For our last drill rehearsal, we were introduced to our new Squadron Sergeant Major, who was to take our Pass Off parade as his first on his new post. He also instructed us along with the Squadron QuarterMaster to do all the block cleaning on that last night, ready to just leave the block straight after the parade.
8hrs on the Parade square yesterday…so today's Pass Out had better be good! HURRAAY I'm passing out today!
— RikkrolledVC (@rikkrolledVC) September 16, 2011
The long-awaited day of Pass Off arrived. Without a doubt the best Friday of my life. Our training staff took us to scoff, and sat with us for breakfast at a special little corner of the scoff house. I had my last weird breakfast of: porridge with raspberry jam with a side of bacon, egg, grape jam and sausage sandwich.
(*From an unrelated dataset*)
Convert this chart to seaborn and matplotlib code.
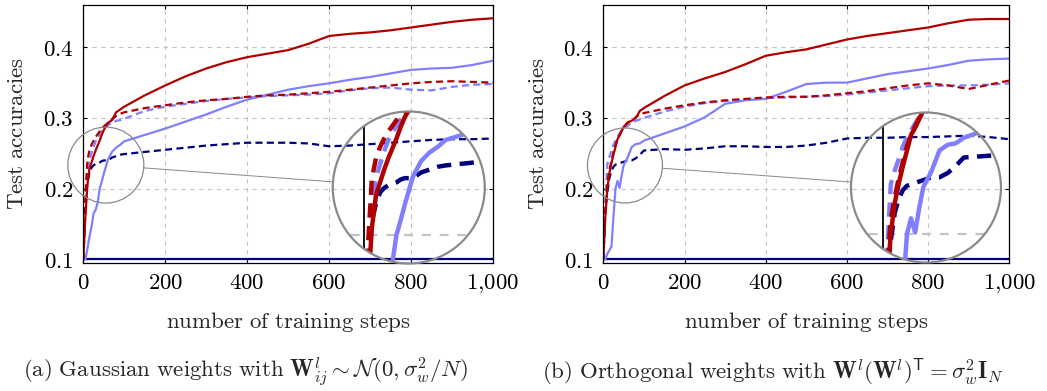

After block jobs, we had a march rehearsal with the duty band – Band of the Royal Electrical and Mechanical Engineers – around the camp to get us all used to the bass drum beats. Every Friday, we heard the band and wished that it were us Passing Off. It was such a great satisfying feeling to be the ones actually marching with music this time around.
Back at the block, for some dumb reason, my DSLR slipped off my hand as I took it in a rush from my top civvie locker. It dropped on to the hard cold floor. DISASTER! The screen was smashed. I couldn’t review the photos I took but it seemed to continue work so I took a few snaps.
There was one last thing that our training staff taught before we headed out to the parade square – the tradition of drinking port. We cheered for toasts several times and bomb-bursted back to our rooms to sort out the rest of our ceremonial kit.
I went back out to put stuff in my luggage in the baggage store, and on my way back, past the Troop Office, Cpl had unforunately gripped the nearest person i.e me and told me clean up the remaining port on the table. We poured the left overs into a cup. It was travesty that the recruits didn’t finish their ports! Agreeing that it would have been a shame to throw such fine quality port, I just drank two cups full…
I somehow managed to get dressed at the state I ended up in (2 weeks of no alcohol does shit for my alcohol tolerance… ahem lightweight!) but I remember everything becoming very amusing. I was in fits of giggles at the stupidest of things. Outside the block, preparing to get into formation, Cpl Howe took to me the side and asked me if I was fit to do the parade and I may have embellished a bit because there was no way I was gonna miss my own Pass Off parade!
Thankfully, there was a tad more waiting before the actual parade started. By the time I was ready to collect my prize, I had already sobered up and the parade went without a hitch.
I joined my mum and her four friends after the parade for a spot of lunch at the scoff house, where they met my Cpl. Mum and her friends had no idea where I was in the parade until I was called out to receive my award!
Scoff, was after all is just a quick meal. I’ve stayed long enough at Pirbright and finally, on the 16th of September 2011, I left Pirbright without further delay.
This 14 weeks had definitely been the best and worst 14 weeks of my life. My time at Army Training Pirbright gave me a solid foundation to becoming a British Soldier. Throughout the process, I learnt so much about my job, other people and more importantly about myself. I’ve done something I thought I’d never be able to do. And on top of it all, I’ve made friends with the unlikeliest of characters from many parts of the UK. I look back at this time of my life, 3 years later as I re-type this blog and I can honestly say that I have no regrets in joining the British Army. Some of my Army mates have called me odd for having such a positive experience of Pirbright, when pretty much everyone I met detested it. It certainly hadn’t easy but I proved to myself that with grit, determination and intelligent application of will, many things are possible.
So onwards to my next adventure. I get 9 days off before starting my Phase 2 Training to learn the oboe at the Royal Military School of Music, Kneller Hall in Twickenham, London. Woooooooooo!